Komisch ich Arbeite mit Vista 32 Bit. Benutze auch Medus 5.1. Hab allerdings keine Probleme 


			Dieser Inhalt steht nur eingeloggten Mitgliedern zur Verfügung.
        

. Habt ihr auch die aktulle Software auf eurem PC ?


----------



## Tunguskar (8. Januar 2009)

Hio

hab mir auch das headset heute gehollt, aber noch keinen aktuellen treiber für Vista 32bit gefunden. Könnt ihr mir vllt einen link posten, wo ich den runterladen kann?


----------



## Klos1 (8. Januar 2009)

http://www.speed-link.com/?p=3&cat=183...2416&paus=1

Hier habe ich den Treiber geladen und der funktionierte bei mir unter Vista 32 als auch 64bit 1A. Ich habe keinerlei Probleme mehr mit dem Headset.
Mann sollte aber berücksichtigen, daß dieser Treiber nur für den USB-Port konfiguriert wird, in dem es bei Installation des Treibers auch angeschlossen ist.
Aber das ist ja nichts neues und sollte bekannt sein.
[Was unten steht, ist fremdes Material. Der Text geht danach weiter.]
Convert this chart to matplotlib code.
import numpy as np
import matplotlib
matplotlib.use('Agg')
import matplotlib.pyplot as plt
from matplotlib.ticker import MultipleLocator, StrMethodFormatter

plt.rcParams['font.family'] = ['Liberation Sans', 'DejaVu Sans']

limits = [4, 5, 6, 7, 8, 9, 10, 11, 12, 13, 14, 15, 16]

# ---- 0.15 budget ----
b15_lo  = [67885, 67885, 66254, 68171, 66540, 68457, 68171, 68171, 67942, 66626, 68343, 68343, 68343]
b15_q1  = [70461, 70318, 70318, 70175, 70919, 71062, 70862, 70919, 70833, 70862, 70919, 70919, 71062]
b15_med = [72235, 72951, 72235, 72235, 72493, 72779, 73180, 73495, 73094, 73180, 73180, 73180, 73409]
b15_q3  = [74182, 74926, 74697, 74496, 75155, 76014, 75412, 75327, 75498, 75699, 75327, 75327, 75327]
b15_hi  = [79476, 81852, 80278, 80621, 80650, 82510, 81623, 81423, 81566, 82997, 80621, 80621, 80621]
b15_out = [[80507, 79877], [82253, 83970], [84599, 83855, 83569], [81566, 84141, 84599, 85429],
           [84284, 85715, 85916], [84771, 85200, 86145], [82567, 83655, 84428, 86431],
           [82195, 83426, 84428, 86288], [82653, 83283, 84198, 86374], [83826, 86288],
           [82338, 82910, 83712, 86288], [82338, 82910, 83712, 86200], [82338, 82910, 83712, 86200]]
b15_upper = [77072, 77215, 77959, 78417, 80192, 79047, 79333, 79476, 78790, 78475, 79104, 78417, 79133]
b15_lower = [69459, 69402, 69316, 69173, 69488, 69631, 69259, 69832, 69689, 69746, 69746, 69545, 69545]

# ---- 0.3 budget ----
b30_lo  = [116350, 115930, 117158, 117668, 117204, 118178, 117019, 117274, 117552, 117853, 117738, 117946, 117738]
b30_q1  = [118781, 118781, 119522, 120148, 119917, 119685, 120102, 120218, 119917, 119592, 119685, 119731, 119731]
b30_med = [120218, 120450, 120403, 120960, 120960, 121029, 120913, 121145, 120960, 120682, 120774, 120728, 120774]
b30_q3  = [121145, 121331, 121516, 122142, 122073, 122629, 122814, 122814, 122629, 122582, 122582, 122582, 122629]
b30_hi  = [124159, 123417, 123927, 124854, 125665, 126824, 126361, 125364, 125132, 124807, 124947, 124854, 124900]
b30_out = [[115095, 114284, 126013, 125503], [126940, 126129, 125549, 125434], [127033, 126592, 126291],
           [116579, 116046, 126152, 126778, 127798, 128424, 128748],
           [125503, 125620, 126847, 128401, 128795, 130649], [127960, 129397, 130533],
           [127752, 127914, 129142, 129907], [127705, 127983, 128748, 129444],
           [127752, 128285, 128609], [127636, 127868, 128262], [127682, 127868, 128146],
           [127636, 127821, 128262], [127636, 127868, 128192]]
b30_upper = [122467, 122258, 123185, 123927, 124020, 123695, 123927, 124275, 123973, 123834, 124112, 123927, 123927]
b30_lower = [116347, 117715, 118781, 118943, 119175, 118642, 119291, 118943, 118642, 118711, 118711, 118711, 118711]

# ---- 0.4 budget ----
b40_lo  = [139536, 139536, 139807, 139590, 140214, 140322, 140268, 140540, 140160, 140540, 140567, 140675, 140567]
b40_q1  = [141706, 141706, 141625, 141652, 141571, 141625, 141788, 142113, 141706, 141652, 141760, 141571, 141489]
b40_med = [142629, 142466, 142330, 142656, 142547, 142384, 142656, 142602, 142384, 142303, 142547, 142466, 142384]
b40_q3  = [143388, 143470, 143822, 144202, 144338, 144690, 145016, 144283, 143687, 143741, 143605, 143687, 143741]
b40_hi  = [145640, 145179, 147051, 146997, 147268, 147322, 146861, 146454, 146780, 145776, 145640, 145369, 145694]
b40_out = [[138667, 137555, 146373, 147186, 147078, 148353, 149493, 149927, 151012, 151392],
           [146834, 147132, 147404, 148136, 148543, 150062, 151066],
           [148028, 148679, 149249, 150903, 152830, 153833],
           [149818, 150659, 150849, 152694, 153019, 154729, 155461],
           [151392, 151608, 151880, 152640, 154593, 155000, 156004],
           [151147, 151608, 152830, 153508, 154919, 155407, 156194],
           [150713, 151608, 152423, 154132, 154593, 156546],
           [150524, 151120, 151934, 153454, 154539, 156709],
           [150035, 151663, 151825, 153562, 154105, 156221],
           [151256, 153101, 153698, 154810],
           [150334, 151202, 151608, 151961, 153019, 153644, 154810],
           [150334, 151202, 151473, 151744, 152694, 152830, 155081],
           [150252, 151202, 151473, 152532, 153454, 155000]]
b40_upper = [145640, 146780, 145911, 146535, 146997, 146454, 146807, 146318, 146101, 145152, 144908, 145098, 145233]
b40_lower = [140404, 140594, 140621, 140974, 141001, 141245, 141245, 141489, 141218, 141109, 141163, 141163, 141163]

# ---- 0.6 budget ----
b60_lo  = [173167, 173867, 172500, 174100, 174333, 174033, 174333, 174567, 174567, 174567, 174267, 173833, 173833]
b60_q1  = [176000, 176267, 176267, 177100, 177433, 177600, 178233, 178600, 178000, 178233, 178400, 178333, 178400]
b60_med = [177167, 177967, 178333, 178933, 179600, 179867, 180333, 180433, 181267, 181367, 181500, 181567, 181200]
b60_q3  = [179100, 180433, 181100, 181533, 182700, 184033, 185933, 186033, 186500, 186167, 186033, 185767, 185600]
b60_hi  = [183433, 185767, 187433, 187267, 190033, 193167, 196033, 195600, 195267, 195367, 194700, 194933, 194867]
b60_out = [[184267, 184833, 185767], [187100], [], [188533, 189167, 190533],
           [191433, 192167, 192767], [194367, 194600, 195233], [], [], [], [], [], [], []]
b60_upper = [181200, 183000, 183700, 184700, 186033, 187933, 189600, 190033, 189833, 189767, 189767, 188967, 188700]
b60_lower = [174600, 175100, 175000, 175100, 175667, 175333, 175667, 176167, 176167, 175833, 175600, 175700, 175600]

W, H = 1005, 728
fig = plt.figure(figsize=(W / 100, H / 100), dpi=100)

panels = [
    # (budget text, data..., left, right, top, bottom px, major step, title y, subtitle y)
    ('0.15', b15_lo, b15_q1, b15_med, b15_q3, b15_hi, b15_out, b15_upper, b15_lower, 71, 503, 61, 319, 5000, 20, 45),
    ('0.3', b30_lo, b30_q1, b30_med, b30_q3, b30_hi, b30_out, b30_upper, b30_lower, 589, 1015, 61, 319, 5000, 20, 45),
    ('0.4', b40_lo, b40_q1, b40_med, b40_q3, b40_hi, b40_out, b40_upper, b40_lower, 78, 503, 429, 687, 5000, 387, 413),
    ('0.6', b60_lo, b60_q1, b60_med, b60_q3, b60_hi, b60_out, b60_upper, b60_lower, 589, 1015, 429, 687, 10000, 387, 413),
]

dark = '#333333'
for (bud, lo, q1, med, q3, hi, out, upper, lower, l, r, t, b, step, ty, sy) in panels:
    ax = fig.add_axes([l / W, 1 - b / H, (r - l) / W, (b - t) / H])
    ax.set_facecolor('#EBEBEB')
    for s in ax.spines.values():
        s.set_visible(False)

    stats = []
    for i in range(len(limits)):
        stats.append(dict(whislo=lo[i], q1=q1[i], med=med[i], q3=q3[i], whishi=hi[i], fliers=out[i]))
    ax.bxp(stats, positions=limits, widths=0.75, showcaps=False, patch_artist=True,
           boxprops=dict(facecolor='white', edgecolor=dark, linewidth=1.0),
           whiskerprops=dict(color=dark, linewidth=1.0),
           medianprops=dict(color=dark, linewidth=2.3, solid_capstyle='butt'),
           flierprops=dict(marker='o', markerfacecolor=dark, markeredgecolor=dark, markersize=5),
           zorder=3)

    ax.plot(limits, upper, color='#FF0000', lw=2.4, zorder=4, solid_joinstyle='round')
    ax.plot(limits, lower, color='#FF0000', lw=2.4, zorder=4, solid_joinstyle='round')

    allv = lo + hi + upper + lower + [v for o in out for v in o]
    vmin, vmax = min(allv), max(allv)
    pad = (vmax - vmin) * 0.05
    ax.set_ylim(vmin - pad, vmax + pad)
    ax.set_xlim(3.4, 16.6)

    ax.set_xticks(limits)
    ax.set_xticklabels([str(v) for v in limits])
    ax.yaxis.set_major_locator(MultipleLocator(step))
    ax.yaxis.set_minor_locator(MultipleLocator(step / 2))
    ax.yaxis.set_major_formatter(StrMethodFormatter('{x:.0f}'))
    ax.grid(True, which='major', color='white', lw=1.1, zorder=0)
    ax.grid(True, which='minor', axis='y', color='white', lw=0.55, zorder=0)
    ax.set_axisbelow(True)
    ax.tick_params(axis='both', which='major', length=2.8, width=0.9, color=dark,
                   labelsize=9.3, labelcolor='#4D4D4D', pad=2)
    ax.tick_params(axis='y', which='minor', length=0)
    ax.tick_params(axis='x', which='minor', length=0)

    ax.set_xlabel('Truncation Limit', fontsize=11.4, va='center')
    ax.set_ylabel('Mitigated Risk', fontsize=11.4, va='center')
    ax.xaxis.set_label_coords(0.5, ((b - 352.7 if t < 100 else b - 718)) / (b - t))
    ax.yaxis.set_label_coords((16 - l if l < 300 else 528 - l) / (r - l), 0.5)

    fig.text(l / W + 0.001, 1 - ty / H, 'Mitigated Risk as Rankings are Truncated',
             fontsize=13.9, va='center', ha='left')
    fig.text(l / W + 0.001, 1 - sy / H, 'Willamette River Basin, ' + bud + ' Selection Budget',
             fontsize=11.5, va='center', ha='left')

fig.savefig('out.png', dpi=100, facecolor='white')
Das Headset muss halt dann zwingend auch immer an diesen USB-Port angeschlossen werden, außer man installiert in auf allen USB-Ports


----------



## Sôulreaper (15. Februar 2009)

habe vista 64bit und habe keinerlei probleme damit, habe nur den aktuellen treiber von der seite geladen und gut.


----------